> **Task statement**
Starting at the line that contains "What React, TypeScript" and stopping at the line that contains "const legH = 135 - T;", copy every line exactly, both ends included, without the pictures.

> **Provided information**
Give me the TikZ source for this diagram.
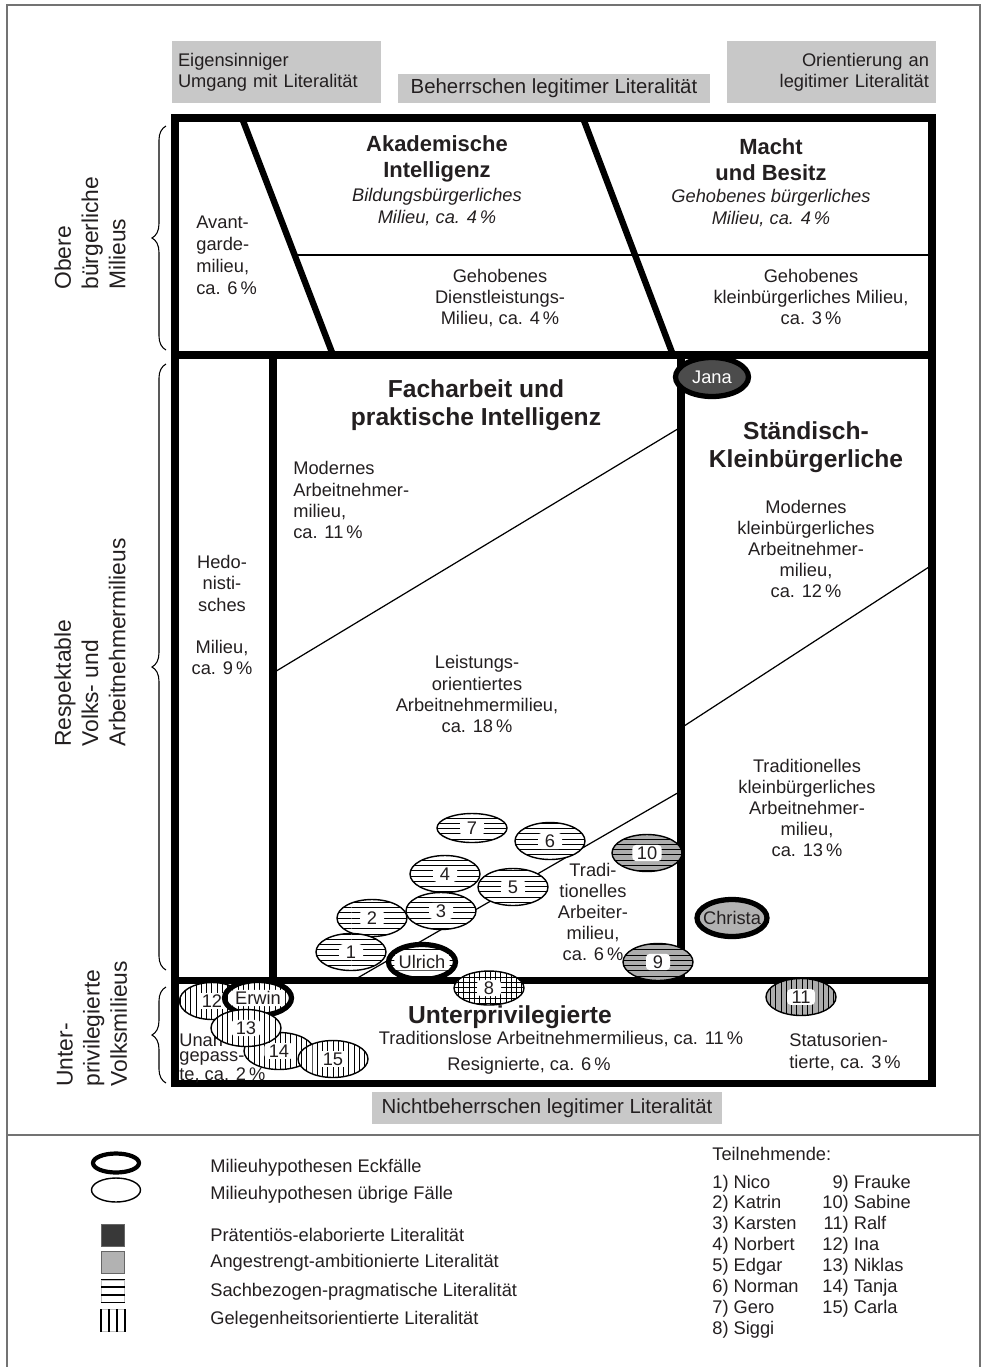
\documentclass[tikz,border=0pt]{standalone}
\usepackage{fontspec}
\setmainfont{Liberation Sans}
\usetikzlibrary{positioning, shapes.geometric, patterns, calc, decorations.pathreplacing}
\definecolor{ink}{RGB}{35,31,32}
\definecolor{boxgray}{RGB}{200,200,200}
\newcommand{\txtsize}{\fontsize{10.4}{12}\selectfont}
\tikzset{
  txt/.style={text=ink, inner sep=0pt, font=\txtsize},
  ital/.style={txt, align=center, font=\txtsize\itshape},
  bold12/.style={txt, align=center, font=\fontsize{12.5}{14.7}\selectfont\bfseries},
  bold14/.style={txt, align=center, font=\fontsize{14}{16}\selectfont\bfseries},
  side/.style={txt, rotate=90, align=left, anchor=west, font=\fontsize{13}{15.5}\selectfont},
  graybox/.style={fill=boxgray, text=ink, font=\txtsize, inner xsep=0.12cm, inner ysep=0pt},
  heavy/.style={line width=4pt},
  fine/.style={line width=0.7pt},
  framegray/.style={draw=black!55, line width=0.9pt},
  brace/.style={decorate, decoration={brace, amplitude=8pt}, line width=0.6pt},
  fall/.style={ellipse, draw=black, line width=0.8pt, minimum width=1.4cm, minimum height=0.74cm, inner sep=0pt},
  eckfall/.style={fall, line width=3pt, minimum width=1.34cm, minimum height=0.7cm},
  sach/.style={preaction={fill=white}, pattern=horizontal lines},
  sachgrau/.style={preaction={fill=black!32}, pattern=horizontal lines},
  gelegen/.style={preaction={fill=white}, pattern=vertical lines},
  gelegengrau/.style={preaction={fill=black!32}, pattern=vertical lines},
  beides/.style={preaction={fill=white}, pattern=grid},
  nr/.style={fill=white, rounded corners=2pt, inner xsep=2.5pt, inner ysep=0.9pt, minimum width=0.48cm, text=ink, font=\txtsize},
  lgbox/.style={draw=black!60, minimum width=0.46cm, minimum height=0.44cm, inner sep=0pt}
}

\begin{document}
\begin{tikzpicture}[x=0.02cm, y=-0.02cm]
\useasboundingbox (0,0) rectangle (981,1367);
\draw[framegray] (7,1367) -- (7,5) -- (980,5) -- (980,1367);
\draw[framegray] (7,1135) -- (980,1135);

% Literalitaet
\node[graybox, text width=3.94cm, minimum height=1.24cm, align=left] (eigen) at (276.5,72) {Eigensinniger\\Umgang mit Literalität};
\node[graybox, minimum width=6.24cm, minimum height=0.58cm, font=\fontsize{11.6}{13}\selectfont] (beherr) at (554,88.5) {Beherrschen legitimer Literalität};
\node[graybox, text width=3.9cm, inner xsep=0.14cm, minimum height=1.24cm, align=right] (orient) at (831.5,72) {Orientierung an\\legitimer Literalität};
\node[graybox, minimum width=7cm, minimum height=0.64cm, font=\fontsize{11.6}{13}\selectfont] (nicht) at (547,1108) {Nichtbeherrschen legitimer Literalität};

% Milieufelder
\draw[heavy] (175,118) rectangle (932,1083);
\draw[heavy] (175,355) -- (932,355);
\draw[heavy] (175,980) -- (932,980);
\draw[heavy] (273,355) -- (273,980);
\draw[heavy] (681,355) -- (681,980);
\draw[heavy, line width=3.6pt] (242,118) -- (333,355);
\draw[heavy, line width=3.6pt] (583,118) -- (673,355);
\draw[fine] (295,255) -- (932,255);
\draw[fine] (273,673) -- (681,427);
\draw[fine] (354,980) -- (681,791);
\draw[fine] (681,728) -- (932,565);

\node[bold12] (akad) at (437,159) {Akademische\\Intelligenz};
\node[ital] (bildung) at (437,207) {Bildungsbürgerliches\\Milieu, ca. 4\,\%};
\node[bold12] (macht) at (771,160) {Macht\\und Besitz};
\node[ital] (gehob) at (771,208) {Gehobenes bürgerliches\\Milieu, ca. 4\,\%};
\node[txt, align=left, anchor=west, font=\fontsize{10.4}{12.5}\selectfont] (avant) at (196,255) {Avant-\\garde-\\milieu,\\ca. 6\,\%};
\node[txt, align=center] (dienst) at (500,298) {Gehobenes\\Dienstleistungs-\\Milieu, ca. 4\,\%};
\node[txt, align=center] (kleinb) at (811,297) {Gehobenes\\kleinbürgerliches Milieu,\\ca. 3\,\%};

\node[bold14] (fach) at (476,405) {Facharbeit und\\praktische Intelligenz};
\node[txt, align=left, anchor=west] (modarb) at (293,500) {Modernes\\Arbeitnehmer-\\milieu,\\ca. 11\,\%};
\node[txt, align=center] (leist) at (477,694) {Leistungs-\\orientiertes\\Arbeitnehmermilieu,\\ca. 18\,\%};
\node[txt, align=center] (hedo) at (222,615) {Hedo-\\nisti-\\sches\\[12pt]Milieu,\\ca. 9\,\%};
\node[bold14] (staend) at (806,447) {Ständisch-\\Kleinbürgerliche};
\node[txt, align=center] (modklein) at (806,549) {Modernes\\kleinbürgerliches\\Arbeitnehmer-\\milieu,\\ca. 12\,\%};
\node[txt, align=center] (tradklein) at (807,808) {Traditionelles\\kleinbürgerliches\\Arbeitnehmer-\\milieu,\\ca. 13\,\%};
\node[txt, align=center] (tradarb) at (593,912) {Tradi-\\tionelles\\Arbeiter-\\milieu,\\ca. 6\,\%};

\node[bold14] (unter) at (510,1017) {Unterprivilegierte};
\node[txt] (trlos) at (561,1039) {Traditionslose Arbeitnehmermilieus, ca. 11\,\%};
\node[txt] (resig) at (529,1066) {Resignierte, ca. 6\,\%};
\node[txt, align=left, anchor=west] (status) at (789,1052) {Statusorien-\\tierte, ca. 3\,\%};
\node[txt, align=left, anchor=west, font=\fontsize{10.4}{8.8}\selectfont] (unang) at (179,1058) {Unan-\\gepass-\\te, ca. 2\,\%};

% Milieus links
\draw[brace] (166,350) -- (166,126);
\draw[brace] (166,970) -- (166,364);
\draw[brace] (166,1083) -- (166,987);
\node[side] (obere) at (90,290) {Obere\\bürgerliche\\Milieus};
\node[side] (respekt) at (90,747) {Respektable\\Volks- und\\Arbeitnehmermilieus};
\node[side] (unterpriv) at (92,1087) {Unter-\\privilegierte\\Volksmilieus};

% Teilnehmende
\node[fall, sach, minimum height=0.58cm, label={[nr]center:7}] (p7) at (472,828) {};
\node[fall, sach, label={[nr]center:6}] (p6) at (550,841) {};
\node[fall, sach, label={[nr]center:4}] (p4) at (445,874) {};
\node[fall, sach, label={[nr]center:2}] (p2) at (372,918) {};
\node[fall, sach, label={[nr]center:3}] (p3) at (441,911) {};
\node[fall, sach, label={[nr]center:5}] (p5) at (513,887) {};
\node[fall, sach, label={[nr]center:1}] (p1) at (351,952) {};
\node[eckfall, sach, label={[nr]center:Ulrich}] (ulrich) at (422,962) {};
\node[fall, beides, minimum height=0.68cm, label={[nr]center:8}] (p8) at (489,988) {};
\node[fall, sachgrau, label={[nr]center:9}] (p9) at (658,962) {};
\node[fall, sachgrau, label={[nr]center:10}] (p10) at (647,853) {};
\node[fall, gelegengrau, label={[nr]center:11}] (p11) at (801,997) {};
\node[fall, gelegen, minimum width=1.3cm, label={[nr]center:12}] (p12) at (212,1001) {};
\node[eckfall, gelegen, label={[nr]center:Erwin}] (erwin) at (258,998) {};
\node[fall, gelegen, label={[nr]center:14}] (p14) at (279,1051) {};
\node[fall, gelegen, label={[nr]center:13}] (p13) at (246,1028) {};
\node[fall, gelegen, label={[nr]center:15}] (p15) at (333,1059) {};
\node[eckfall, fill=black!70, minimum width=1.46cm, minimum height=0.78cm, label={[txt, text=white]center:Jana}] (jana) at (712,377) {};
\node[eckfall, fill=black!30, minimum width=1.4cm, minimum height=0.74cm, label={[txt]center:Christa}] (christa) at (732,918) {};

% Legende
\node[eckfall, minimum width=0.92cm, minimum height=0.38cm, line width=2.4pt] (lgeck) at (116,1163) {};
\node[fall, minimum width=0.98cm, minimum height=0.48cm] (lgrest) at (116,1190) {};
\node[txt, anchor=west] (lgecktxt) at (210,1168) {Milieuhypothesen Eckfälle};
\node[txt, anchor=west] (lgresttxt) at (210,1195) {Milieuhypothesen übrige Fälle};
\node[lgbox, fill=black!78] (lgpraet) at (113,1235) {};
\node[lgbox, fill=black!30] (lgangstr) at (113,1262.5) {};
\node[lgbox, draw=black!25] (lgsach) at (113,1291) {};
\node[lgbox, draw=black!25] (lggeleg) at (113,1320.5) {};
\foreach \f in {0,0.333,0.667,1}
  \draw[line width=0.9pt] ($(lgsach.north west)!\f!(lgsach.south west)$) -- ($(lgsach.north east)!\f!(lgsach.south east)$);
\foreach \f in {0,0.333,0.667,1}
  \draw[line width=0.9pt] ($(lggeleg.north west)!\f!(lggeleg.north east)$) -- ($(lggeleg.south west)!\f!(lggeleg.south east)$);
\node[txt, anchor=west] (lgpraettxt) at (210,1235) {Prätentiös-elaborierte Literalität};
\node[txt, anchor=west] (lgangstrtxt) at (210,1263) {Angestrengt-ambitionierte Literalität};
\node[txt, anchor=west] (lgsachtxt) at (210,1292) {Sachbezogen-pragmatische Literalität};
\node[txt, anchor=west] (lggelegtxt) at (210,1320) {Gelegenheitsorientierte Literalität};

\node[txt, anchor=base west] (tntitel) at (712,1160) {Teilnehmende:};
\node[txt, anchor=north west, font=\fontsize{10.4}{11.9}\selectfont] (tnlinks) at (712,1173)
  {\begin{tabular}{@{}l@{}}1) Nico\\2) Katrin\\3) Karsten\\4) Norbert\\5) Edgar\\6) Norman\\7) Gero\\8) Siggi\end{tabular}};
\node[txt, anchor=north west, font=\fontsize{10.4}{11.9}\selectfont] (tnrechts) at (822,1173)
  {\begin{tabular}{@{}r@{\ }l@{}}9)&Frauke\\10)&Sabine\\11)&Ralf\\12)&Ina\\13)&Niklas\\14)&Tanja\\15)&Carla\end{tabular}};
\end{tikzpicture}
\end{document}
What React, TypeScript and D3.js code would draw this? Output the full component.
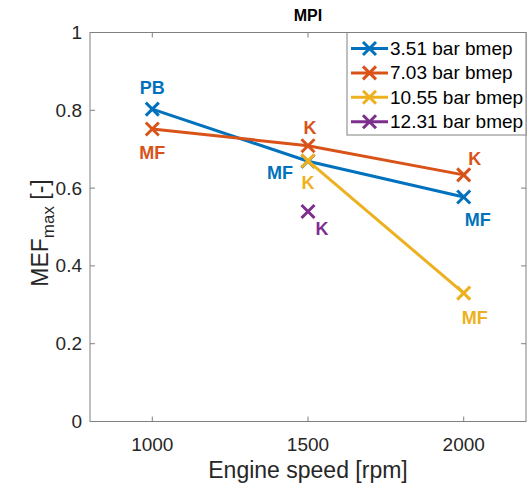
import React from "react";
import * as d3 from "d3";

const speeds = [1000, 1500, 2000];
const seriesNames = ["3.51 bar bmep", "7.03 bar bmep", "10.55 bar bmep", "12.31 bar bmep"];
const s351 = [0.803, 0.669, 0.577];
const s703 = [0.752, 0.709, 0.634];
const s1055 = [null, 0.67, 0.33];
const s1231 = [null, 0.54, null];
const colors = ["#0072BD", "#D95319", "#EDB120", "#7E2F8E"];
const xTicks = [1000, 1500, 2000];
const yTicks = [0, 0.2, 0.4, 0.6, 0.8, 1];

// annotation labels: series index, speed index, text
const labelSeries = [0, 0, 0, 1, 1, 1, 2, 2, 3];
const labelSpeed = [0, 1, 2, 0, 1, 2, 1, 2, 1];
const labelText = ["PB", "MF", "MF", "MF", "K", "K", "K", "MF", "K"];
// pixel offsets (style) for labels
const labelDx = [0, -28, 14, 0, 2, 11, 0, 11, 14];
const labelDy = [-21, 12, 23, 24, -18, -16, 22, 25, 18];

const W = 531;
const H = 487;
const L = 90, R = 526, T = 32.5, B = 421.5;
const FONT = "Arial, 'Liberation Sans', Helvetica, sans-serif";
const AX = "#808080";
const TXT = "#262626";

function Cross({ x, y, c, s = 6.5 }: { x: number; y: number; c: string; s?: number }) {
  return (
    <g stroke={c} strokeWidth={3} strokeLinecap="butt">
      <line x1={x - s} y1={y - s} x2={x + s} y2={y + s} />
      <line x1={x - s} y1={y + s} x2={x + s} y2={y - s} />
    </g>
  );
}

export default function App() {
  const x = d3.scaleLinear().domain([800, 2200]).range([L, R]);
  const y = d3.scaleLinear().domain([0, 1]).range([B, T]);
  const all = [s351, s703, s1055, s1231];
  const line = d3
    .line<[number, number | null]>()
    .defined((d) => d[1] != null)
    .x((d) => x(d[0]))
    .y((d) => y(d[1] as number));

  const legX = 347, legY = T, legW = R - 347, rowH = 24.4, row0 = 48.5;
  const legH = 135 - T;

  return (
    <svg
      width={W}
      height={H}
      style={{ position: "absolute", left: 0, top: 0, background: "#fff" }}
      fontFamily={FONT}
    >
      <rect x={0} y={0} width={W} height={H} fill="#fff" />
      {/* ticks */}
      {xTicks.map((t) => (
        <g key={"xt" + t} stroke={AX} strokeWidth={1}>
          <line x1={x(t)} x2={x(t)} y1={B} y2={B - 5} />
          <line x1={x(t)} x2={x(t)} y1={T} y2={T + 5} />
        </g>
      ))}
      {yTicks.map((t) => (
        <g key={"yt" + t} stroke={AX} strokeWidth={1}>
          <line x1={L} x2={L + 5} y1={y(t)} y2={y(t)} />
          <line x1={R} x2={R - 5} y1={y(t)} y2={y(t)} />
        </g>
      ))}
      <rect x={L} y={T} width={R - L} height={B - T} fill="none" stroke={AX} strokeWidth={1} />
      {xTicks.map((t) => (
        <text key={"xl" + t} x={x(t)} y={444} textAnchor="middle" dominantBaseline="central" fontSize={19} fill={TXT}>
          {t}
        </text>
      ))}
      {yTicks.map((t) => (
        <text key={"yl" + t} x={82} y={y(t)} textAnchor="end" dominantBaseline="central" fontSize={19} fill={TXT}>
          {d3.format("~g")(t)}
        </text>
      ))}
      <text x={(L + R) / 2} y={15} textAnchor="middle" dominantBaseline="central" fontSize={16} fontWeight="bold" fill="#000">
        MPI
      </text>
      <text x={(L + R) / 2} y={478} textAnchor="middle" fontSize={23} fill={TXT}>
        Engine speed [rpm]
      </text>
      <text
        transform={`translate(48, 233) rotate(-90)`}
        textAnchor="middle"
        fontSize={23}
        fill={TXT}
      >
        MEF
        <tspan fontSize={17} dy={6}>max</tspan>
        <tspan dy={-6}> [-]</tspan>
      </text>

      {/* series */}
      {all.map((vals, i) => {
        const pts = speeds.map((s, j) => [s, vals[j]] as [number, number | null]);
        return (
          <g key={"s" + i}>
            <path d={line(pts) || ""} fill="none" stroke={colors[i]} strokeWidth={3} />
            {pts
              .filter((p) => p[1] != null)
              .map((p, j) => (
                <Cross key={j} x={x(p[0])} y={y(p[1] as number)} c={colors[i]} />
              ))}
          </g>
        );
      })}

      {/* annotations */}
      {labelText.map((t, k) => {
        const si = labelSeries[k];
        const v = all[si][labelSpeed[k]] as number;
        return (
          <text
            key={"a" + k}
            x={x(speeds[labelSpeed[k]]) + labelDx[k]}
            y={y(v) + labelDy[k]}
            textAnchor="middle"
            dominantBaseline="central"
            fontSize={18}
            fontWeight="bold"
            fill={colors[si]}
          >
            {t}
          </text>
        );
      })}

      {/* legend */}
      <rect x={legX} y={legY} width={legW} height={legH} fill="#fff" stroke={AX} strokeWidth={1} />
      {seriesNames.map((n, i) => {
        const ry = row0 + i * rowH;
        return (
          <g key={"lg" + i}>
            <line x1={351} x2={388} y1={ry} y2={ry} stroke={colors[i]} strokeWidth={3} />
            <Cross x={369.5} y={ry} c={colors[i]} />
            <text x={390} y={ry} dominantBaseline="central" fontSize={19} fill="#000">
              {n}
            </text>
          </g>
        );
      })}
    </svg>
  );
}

> **Expected answer**
What React, TypeScript and D3.js code would draw this? Output the full component.
import React from "react";
import * as d3 from "d3";

const speeds = [1000, 1500, 2000];
const seriesNames = ["3.51 bar bmep", "7.03 bar bmep", "10.55 bar bmep", "12.31 bar bmep"];
const s351 = [0.803, 0.669, 0.577];
const s703 = [0.752, 0.709, 0.634];
const s1055 = [null, 0.67, 0.33];
const s1231 = [null, 0.54, null];
const colors = ["#0072BD", "#D95319", "#EDB120", "#7E2F8E"];
const xTicks = [1000, 1500, 2000];
const yTicks = [0, 0.2, 0.4, 0.6, 0.8, 1];

// annotation labels: series index, speed index, text
const labelSeries = [0, 0, 0, 1, 1, 1, 2, 2, 3];
const labelSpeed = [0, 1, 2, 0, 1, 2, 1, 2, 1];
const labelText = ["PB", "MF", "MF", "MF", "K", "K", "K", "MF", "K"];
// pixel offsets (style) for labels
const labelDx = [0, -28, 14, 0, 2, 11, 0, 11, 14];
const labelDy = [-21, 12, 23, 24, -18, -16, 22, 25, 18];

const W = 531;
const H = 487;
const L = 90, R = 526, T = 32.5, B = 421.5;
const FONT = "Arial, 'Liberation Sans', Helvetica, sans-serif";
const AX = "#808080";
const TXT = "#262626";

function Cross({ x, y, c, s = 6.5 }: { x: number; y: number; c: string; s?: number }) {
  return (
    <g stroke={c} strokeWidth={3} strokeLinecap="butt">
      <line x1={x - s} y1={y - s} x2={x + s} y2={y + s} />
      <line x1={x - s} y1={y + s} x2={x + s} y2={y - s} />
    </g>
  );
}

export default function App() {
  const x = d3.scaleLinear().domain([800, 2200]).range([L, R]);
  const y = d3.scaleLinear().domain([0, 1]).range([B, T]);
  const all = [s351, s703, s1055, s1231];
  const line = d3
    .line<[number, number | null]>()
    .defined((d) => d[1] != null)
    .x((d) => x(d[0]))
    .y((d) => y(d[1] as number));

  const legX = 347, legY = T, legW = R - 347, rowH = 24.4, row0 = 48.5;
  const legH = 135 - T;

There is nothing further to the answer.